The first question is pretty straightforward. What does it mean to be sexually harassed at work? Again, as I said, the answer to that question is really kind of a case-by-case scenario, because no harasser is the same. No environment is the same. No person is the same. Basically, sexual harassment is any unwelcome conduct or language that’s based on your sex that affects your ability to do your job correctly. It can take many, many formats. It can take the format of somebody belittling you because of your sex or your gender. It can take the form of propositioning, comments about your appearance, comments about your sex life. I had one case several years ago, when I first started doing this work, where my client worked for a financial trading firm. One of the witnesses in her sexual harassment trial talked about how she would prepare herself mentally to go onto the male-dominated trading floor. My client was the only female trader, and this particular witness was a trading assistant.
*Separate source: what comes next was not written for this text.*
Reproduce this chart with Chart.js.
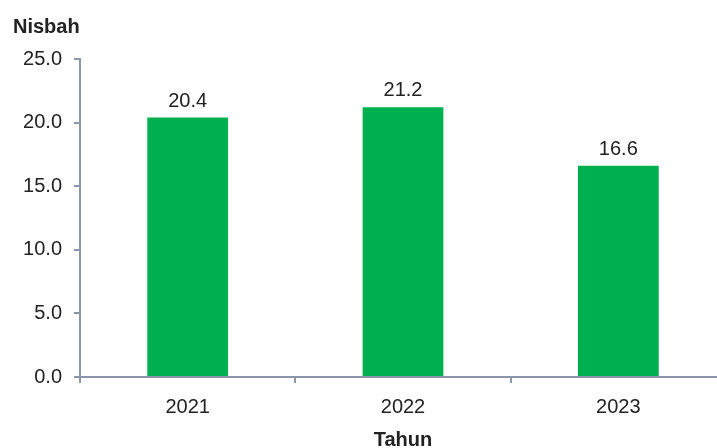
<!DOCTYPE html>
<html lang="en">
  <head>
    <meta charset="UTF-8" />
    <title>Nisbah</title>
    <script src="https://cdn.jsdelivr.net/npm/chart.js"></script>
    <style>
      html, body { margin: 0; padding: 0; overflow: hidden; background: #fff; }
      #wrap { width: 726px; height: 448px; }
    </style>
  </head>
  <body>
    <div id="wrap"><canvas id="ratioChart"></canvas></div>

    <script>
      const years = ["2021", "2022", "2023"];
      const ratios = [20.4, 21.2, 16.6];
      const yTicks = [0, 5, 10, 15, 20, 25];

      const axisColor = "#8c96a8";
      const textColor = "#222";
      const fontFamily = "'Liberation Sans', Arial, sans-serif";

      // value labels above bars + axis titles
      const labelsPlugin = {
        id: "labels",
        afterDatasetsDraw(chart) {
          const ctx = chart.ctx;
          const meta = chart.getDatasetMeta(0);
          ctx.save();
          ctx.fillStyle = textColor;
          ctx.font = "20px " + fontFamily;
          ctx.textAlign = "center";
          ctx.textBaseline = "alphabetic";
          meta.data.forEach((bar, i) => {
            ctx.fillText(ratios[i].toFixed(1), bar.x, bar.y - 11);
          });
          ctx.font = "bold 20px " + fontFamily;
          ctx.textAlign = "left";
          ctx.fillText("Nisbah", 13, 33);
          ctx.textAlign = "center";
          ctx.fillText("Tahun", 403, 446);
          ctx.restore();
        },
      };

      const ctx = document.getElementById("ratioChart").getContext("2d");

      new Chart(ctx, {
        type: "bar",
        data: {
          labels: years,
          datasets: [
            {
              data: ratios,
              backgroundColor: "#00b050",
              barPercentage: 0.375,
              categoryPercentage: 1,
            },
          ],
        },
        options: {
          responsive: true,
          maintainAspectRatio: false,
          animation: false,
          layout: { padding: { top: 59, right: 0, bottom: 0, left: 0 } },
          plugins: {
            legend: { display: false },
            tooltip: { enabled: false },
          },
          scales: {
            x: {
              offset: true,
              grid: {
                offset: true,
                drawOnChartArea: false,
                color: axisColor,
                lineWidth: 2,
                tickLength: 6,
              },
              border: { color: axisColor, width: 2 },
              ticks: {
                color: textColor,
                font: { family: fontFamily, size: 20 },
                padding: 12,
              },
              afterFit(scale) { scale.height = 71; },
            },
            y: {
              min: 0,
              max: 25,
              afterBuildTicks(scale) {
                scale.ticks = yTicks.map((v) => ({ value: v }));
              },
              grid: {
                drawOnChartArea: false,
                color: axisColor,
                lineWidth: 2,
                tickLength: 6,
              },
              border: { color: axisColor, width: 2 },
              ticks: {
                color: textColor,
                font: { family: fontFamily, size: 20 },
                padding: 12,
                callback: (v) => Number(v).toFixed(1),
              },
              afterFit(scale) { scale.width = 80; },
            },
          },
        },
        plugins: [labelsPlugin],
      });
    </script>
  </body>
</html>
She used to say that before she would open the doors of that trading floor, that she would put on her mental armor so that she could walk that gauntlet and not hear the comments that were being made. It was very powerful testimony.

I always say that if you’re in a truly sexually harassive environment, there’s no way to mistake it. I’m not talking about a joke here and there. I’m not talking about someone complimenting another person on their appearance, although those are kind of gateway conversations that can morph into sexual harassment. What I’m really talking about are two kinds of things. One is the environment that, as we’ve discussed, comments, suggestive posters, anything that degrades women or anything that tries to make sex and their sexuality an objective. The other is what we have described as quid pro quo sexual harassment, and that is when a supervisor is asking for sexual favors, a supervisor is joking or maybe serious that if you exchange sexual favors then promotions become easier, that sort of thing. The two can kind of overlap a little bit, because if you’re getting a lot of attention sexually from a coworker or supervisor, that can turn into quid pro quo harassment, but it also can be the basis of a claim in and of itself.